The Mistakes I Made Before I learned That Investing is 80% Psychology
Nobody tells you this when you start investing.
They teach you how to read a balance sheet. How to calculate a PE ratio. How to build a discounted cash flow model. What they don’t teach you is what happens inside your head when the stock you just bought falls 30%, and you have to decide what to do next.
I learned that part the hard way. Several times.
The Big Name Trap
Early in my investing journey I bought a stock because it was cheap. Not cheap in the way a rigorous analyst means, not cheap relative to intrinsic value, not cheap relative to the quality of the business. Just cheap because the price had fallen and the name was big.
A well-known company with a recognisable brand. I figured the name alone was a kind of safety net. Big names don’t disappear, right?
What I missed was that the fundamentals were deteriorating. The price had fallen for a reason. I held on, not because my analysis supported it, but because I didn’t want to admit I’d made a mistake. The stock kept falling. I eventually sold at a loss, not because I had a clear reason to sell, but because I couldn’t take it anymore.
The lesson came later, quietly: price going down is not a reason to hold. Only the fundamentals are.
Waiting to Break Even
This one is more embarrassing to admit.
I bought a stock. It fell. I waited — not because I believed in the business, but because I needed the price to come back to where I bought it so I could sell without feeling like I’d lost.
Eventually it did. The price recovered. I sold immediately, relieved.

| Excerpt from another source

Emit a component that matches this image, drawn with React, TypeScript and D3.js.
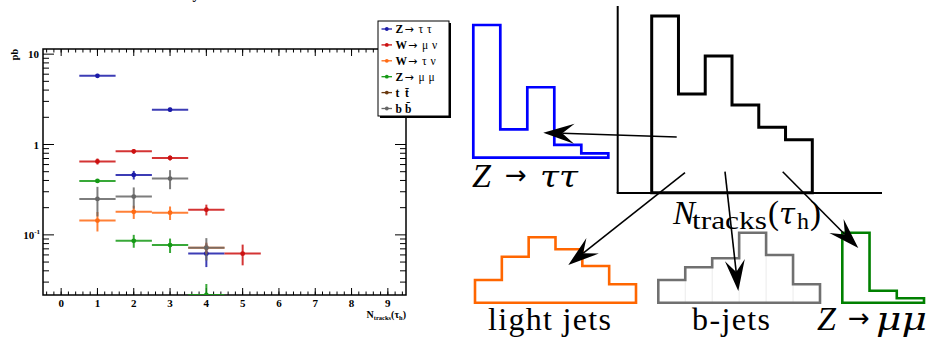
import React from "react";
import * as d3 from "d3";

// ---------- data: left plot (cross-section per N_tracks bin, log scale) ----------
const xBins = [1, 2, 3, 4, 5];
const xTickLabels = ["0", "1", "2", "3", "4", "5", "6", "7", "8", "9"];
const zTauTau = [5.75, 0.46, 2.43, 0.062, null];
const zTauTauErr = [0.3, 0.05, 0.12, 0.018, null];
const wMuNu = [0.65, 0.84, 0.71, 0.19, 0.062];
const wMuNuErr = [0.05, 0.05, 0.045, 0.026, 0.016];
const wTauNu = [0.144, 0.18, 0.176, 0.072, null];
const wTauNuErr = [0.035, 0.03, 0.03, 0.01, null];
const zMuMu = [0.395, 0.086, 0.077, 0.0216, null];
const zMuMuErr = [0.02, 0.014, 0.014, 0.007, null];
const ttbar: (number | null)[] = [null, null, null, null, null];
const ttbarErr: (number | null)[] = [null, null, null, null, null];
const bbbar = [0.25, 0.265, 0.42, 0.072, null];
const bbbarErr = [0.09, 0.07, 0.1, 0.02, null];
const legendLabels = [
  ["Z", "\u03c4 \u03c4"],
  ["W", "\u03bc \u03bd"],
  ["W", "\u03c4 \u03bd"],
  ["Z", "\u03bc \u03bc"],
  ["t", "t\u0304"],
  ["b", "b\u0304"],
];

// ---------- data: schematic histograms (relative heights) ----------
const mainHist = [1, 0.558, 0.774, 0.497, 0.371, 0.299];
const zttHist = [1, 0.214, 0.531, 0.096, 0.033];
const lightHist = [0.347, 0.703, 1, 0.817, 0.561, 0.281];
const bHist = [0.324, 0.506, 0.634, 1, 0.681, 0.263];
const zmmHist = [1, 0.171, 0.063];

const FONT = "'Liberation Serif', 'Times New Roman', serif";
const ARROWFONT = "'DejaVu Sans', sans-serif";
const GREEKFONT = "'DejaVu Serif', serif";

function histPath(vals: number[], left: number, right: number, base: number, top: number) {
  const xs = d3.scaleLinear().domain([0, vals.length]).range([left, right]);
  const ys = d3.scaleLinear().domain([0, 1]).range([base, top]);
  const pts: [number, number][] = [[xs(0), ys(0)]];
  vals.forEach((v, i) => {
    pts.push([xs(i), ys(v)]);
    pts.push([xs(i + 1), ys(v)]);
  });
  pts.push([xs(vals.length), ys(0)]);
  return (d3.line()(pts) || "") + "Z";
}

function Arrow({ x1, y1, x2, y2 }: { x1: number; y1: number; x2: number; y2: number }) {
  const dx = x2 - x1, dy = y2 - y1;
  const len = Math.hypot(dx, dy);
  const ux = dx / len, uy = dy / len;
  const nx = -uy, ny = ux;
  const L = 31, Wd = 10, inner = 19;
  const p = [
    [x2, y2],
    [x2 - L * ux + Wd * nx, y2 - L * uy + Wd * ny],
    [x2 - inner * ux, y2 - inner * uy],
    [x2 - L * ux - Wd * nx, y2 - L * uy - Wd * ny],
  ];
  return (
    <g>
      <line x1={x1} y1={y1} x2={x2 - inner * ux} y2={y2 - inner * uy} stroke="#000" strokeWidth={1.6} />
      <polygon points={p.map((q) => q.join(",")).join(" ")} fill="#000" />
    </g>
  );
}

export default function App() {
  // left plot frame
  const L = 43, R = 406, T = 49, B = 295;
  const x = d3.scaleLinear().domain([-0.5, 9.5]).range([L, R]);
  const y = d3.scaleLog().domain([0.0216, 11.4]).range([B, T]);

  const series = [
    { vals: zTauTau, errs: zTauTauErr, color: "#1a1aa8" },
    { vals: wMuNu, errs: wMuNuErr, color: "#cc1111" },
    { vals: wTauNu, errs: wTauNuErr, color: "#ff6a13" },
    { vals: zMuMu, errs: zMuMuErr, color: "#159915" },
    { vals: ttbar, errs: ttbarErr, color: "#6b3a10" },
    { vals: bbbar, errs: bbbarErr, color: "#666666" },
  ];

  const majorX = d3.range(0, 10);
  const minorX = d3.range(-2, 48).map((i) => i * 0.2).filter((v) => v > -0.5 && v < 9.5);
  const majorY = [0.1, 1, 10];
  const minorY: number[] = [];
  [-2, -1, 0, 1].forEach((d) => {
    for (let k = 2; k <= 9; k++) {
      const v = k * Math.pow(10, d);
      if (v > 0.0216 && v < 11.4) minorY.push(v);
    }
  });

  const legendRowY = d3.scaleLinear().domain([0, 5]).range([29, 108.5]);
  const bx = d3.scaleLinear().domain([0, bHist.length]).range([658.3, 820]);
  const by = d3.scaleLinear().domain([0, 1]).range([302.7, 232.7]);

  return (
    <svg
      width={929}
      height={339}
      style={{ position: "absolute", left: 0, top: 0, background: "#fff" }}
      fontFamily={FONT}
    >
      <rect width={929} height={339} fill="#fff" />
      <defs>
        <clipPath id="plotClip">
          <rect x={L} y={T - 3} width={R - L} height={B - T + 3} />
        </clipPath>
      </defs>

      {/* cut-off title */}
      <text x={196} y={-1} fontSize={14} fontWeight="bold" textAnchor="middle">y</text>

      {/* frame */}
      <rect x={L} y={T} width={R - L} height={B - T} fill="none" stroke="#000" strokeWidth={1.5} />

      {/* x ticks */}
      {majorX.map((v) => (
        <g key={"mx" + v}>
          <line x1={x(v)} x2={x(v)} y1={B} y2={B - 7} stroke="#000" strokeWidth={1} />
          <line x1={x(v)} x2={x(v)} y1={T} y2={T + 7} stroke="#000" strokeWidth={1} />
        </g>
      ))}
      {minorX.map((v, i) => (
        <g key={"nx" + i}>
          <line x1={x(v)} x2={x(v)} y1={B} y2={B - 3.5} stroke="#000" strokeWidth={1} />
          <line x1={x(v)} x2={x(v)} y1={T} y2={T + 3.5} stroke="#000" strokeWidth={1} />
        </g>
      ))}
      {majorX.map((v, i) => (
        <text key={"lx" + v} x={x(v)} y={307} fontSize={11} fontWeight="bold" textAnchor="middle">
          {xTickLabels[i]}
        </text>
      ))}

      {/* y ticks */}
      {majorY.map((v) => (
        <g key={"my" + v}>
          <line x1={L} x2={L + 11} y1={y(v)} y2={y(v)} stroke="#000" strokeWidth={1} />
          <line x1={R} x2={R - 11} y1={y(v)} y2={y(v)} stroke="#000" strokeWidth={1} />
        </g>
      ))}
      {minorY.map((v, i) => (
        <g key={"ny" + i}>
          <line x1={L} x2={L + 6} y1={y(v)} y2={y(v)} stroke="#000" strokeWidth={1} />
          <line x1={R} x2={R - 6} y1={y(v)} y2={y(v)} stroke="#000" strokeWidth={1} />
        </g>
      ))}
      <text x={39} y={y(10) + 4} fontSize={11} fontWeight="bold" textAnchor="end">10</text>
      <text x={39} y={y(1) + 4} fontSize={11} fontWeight="bold" textAnchor="end">1</text>
      <text x={40} y={y(0.1) + 4} fontSize={11} fontWeight="bold" textAnchor="end">
        10<tspan fontSize={7} dy={-5}>-1</tspan>
      </text>
      <text transform={`translate(18,${T}) rotate(-90)`} fontSize={10} fontWeight="bold" textAnchor="end">pb</text>

      {/* x title */}
      <text x={R} y={318} fontSize={10} fontWeight="bold" textAnchor="end">
        N<tspan fontSize={6.5} dy={2}>tracks</tspan>
        <tspan dy={-2}>{"(\u03c4"}</tspan>
        <tspan fontSize={6.5} dy={2}>h</tspan>
        <tspan dy={-2}>)</tspan>
      </text>

      {/* data */}
      <g clipPath="url(#plotClip)">
        {series.map((s, si) => (
          <g key={"s" + si}>
            {xBins.map((b, i) => {
              const v = s.vals[i];
              const e = s.errs[i];
              if (v == null) return null;
              const lo = Math.max(v - (e || 0), 0.001);
              const hi = v + (e || 0);
              return (
                <g key={"p" + i}>
                  <line x1={x(b - 0.5)} x2={x(b + 0.5)} y1={y(v)} y2={y(v)} stroke={s.color} strokeWidth={2} strokeOpacity={0.85} />
                  <line x1={x(b)} x2={x(b)} y1={y(lo)} y2={y(hi)} stroke={s.color} strokeWidth={2} strokeOpacity={0.85} />
                  <circle cx={x(b)} cy={y(v)} r={2.4} fill={s.color} />
                </g>
              );
            })}
          </g>
        ))}
      </g>

      {/* legend */}
      <rect x={380} y={23} width={71} height={95} fill="#000" />
      <rect x={378} y={21} width={71} height={95} fill="#fff" stroke="#000" strokeWidth={1} />
      {legendLabels.map((lab, i) => {
        const yy = legendRowY(i);
        const c = series[i].color;
        const isDecay = i < 4;
        return (
          <g key={"lg" + i}>
            <line x1={381.5} x2={392} y1={yy} y2={yy} stroke={c} strokeWidth={1.3} />
            <circle cx={386.8} cy={yy} r={1.9} fill={c} />
            <text x={395.5} y={yy + 4} fontSize={11.5} fontWeight="bold">{lab[0]}</text>
            {isDecay ? (
              <>
                <text x={lab[0] === "W" ? 408 : 404.5} y={yy + 4} fontSize={11} fontFamily={ARROWFONT}>{"\u2192"}</text>
                <text x={lab[0] === "W" ? 422 : 418.5} y={yy + 4} fontSize={11.5} letterSpacing={0.5}>{lab[1]}</text>
              </>
            ) : (
              <text x={405} y={yy + 4} fontSize={11.5} fontWeight="bold">{lab[1]}</text>
            )}
          </g>
        );
      })}

      {/* ---------- schematic ---------- */}
      <line x1={617.7} x2={617.7} y1={6} y2={193} stroke="#000" strokeWidth={2} />
      <line x1={616.7} x2={882} y1={193} y2={193} stroke="#000" strokeWidth={2} />
      <path d={histPath(mainHist, 651.7, 812.3, 192.7, 16)} fill="none" stroke="#000" strokeWidth={3} strokeLinejoin="miter" />

      <path d={histPath(zttHist, 473.3, 608.3, 157.7, 25)} fill="none" stroke="#0000ff" strokeWidth={2.7} />
      <path d={histPath(lightHist, 475, 636, 302.7, 237.3)} fill="none" stroke="#ff6600" strokeWidth={2.6} />
      {d3.range(1, bHist.length).map((i) => (
        <line key={"bl" + i} x1={bx(i)} x2={bx(i)} y1={302.7} y2={by(Math.min(bHist[i - 1], bHist[i]))} stroke="#ebebeb" strokeWidth={1} />
      ))}
      <path d={histPath(bHist, 658.3, 820, 302.7, 232.7)} fill="none" stroke="#707070" strokeWidth={2.6} />
      <path d={histPath(zmmHist, 842.3, 924, 302.7, 232.7)} fill="none" stroke="#008000" strokeWidth={2.6} />

      {/* arrows */}
      <Arrow x1={676.7} y1={137} x2={543.3} y2={132.7} />
      <Arrow x1={685} y1={172.7} x2={568.3} y2={265} />
      <Arrow x1={725} y1={171.7} x2={738.3} y2={291} />
      <Arrow x1={782.7} y1={171.7} x2={858.3} y2={248} />

      {/* labels */}
      <text x={472} y={187} fontSize={34} fontStyle="italic">Z</text>
      <text x={505} y={184} fontSize={26} fontFamily={ARROWFONT}>{"\u2192"}</text>
      <text x={540} y={187} fontSize={30} fontStyle="italic" fontFamily={GREEKFONT} textLength={38} lengthAdjust="spacingAndGlyphs">{"\u03c4\u03c4"}</text>

      <text x={673} y={224} fontSize={33} fontStyle="italic">N</text>
      <text x={692} y={229} fontSize={26} textLength={75} lengthAdjust="spacingAndGlyphs">tracks</text>
      <text x={768} y={224} fontSize={33}>(</text>
      <text x={779} y={224} fontSize={29} fontStyle="italic" fontFamily={GREEKFONT}>{"\u03c4"}</text>
      <text x={797} y={229} fontSize={24}>h</text>
      <text x={810} y={224} fontSize={33}>)</text>

      <text x={488} y={330} fontSize={32} textLength={123} lengthAdjust="spacing">light jets</text>
      <text x={692} y={330} fontSize={32} textLength={78} lengthAdjust="spacing">b-jets</text>

      <text x={817} y={330} fontSize={34} fontStyle="italic">Z</text>
      <text x={848} y={327} fontSize={26} fontFamily={ARROWFONT}>{"\u2192"}</text>
      <text x={876} y={330} fontSize={31} fontStyle="italic" fontFamily={GREEKFONT} textLength={51} lengthAdjust="spacingAndGlyphs">{"\u03bc\u03bc"}</text>
    </svg>
  );
}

Then I watched the stock double over the next two years. It was the beginning of a bull market and I had just sold my position at breakeven because my ego needed to feel like it hadn’t made a mistake.
The stock didn’t know what I paid for it. The market doesn’t care about your entry price. But I was making decisions based on a number that only existed in my own head.
News as noise
When I first started investing, every headline felt like information.
A disappointing earnings report. A negative analyst note. A macro scare. Each one triggered a response, sometimes panic, sometimes doubt, sometimes the urge to do something just to feel in control.
It took years to understand that most news is noise. That the market’s reaction to a headline is rarely proportional to the actual impact on a business’s long term value. That a great business reporting one bad quarter is almost never a reason to sell, and a falling stock price on heavy volume on a day when nothing fundamental has changed is almost never a reason to panic.
Learning to distinguish signal from noise is not an analytical skill. It’s a psychological one. And it takes time, usually measured in mistakes.
The loneliness of conviction
This one surprised me the most.
When you make a decision based on your own analysis and hold it through volatility, success feels strangely lonely. You start looking for affirmation. Did anyone else buy this? Are other investors talking about it? Is anyone else holding through this drawdown?
The crowd becomes a comfort blanket. If other people are in the same position, the decision feels safer, even if their reasons for owning it have nothing to do with yours.
But here’s what I eventually understood: the right decision has nothing to do with the crowd being with you.
In fact, the most interesting opportunities, the ones that compound the most over time, are almost always the ones where you’re making a decision the crowd hasn’t fully made yet. Waiting for consensus before acting is just a sophisticated way of buying high.
Conviction by definition means you've done the work independently. The crowd agreeing with you later is nice. It's just not relevant to whether you were right.
What Changed
None of this clicked overnight. It accumulated slowly, through losses, through missed opportunities, through regret, through watching positions I sold at breakeven turn into multi-baggers.
What eventually changed was simple: I stopped asking “what is the market telling me?” and started asking “what does the business tell me?”
The business doesn’t know what the stock price is. It doesn’t care about the macro environment. It just keeps doing what it does, compounding value if it’s genuinely exceptional, or slowly deteriorating if it isn’t. Your job as an investor is to understand the business well enough that the price movements stop feeling like information.
That’s the whole game. Everything else is just noise you have to learn to ignore.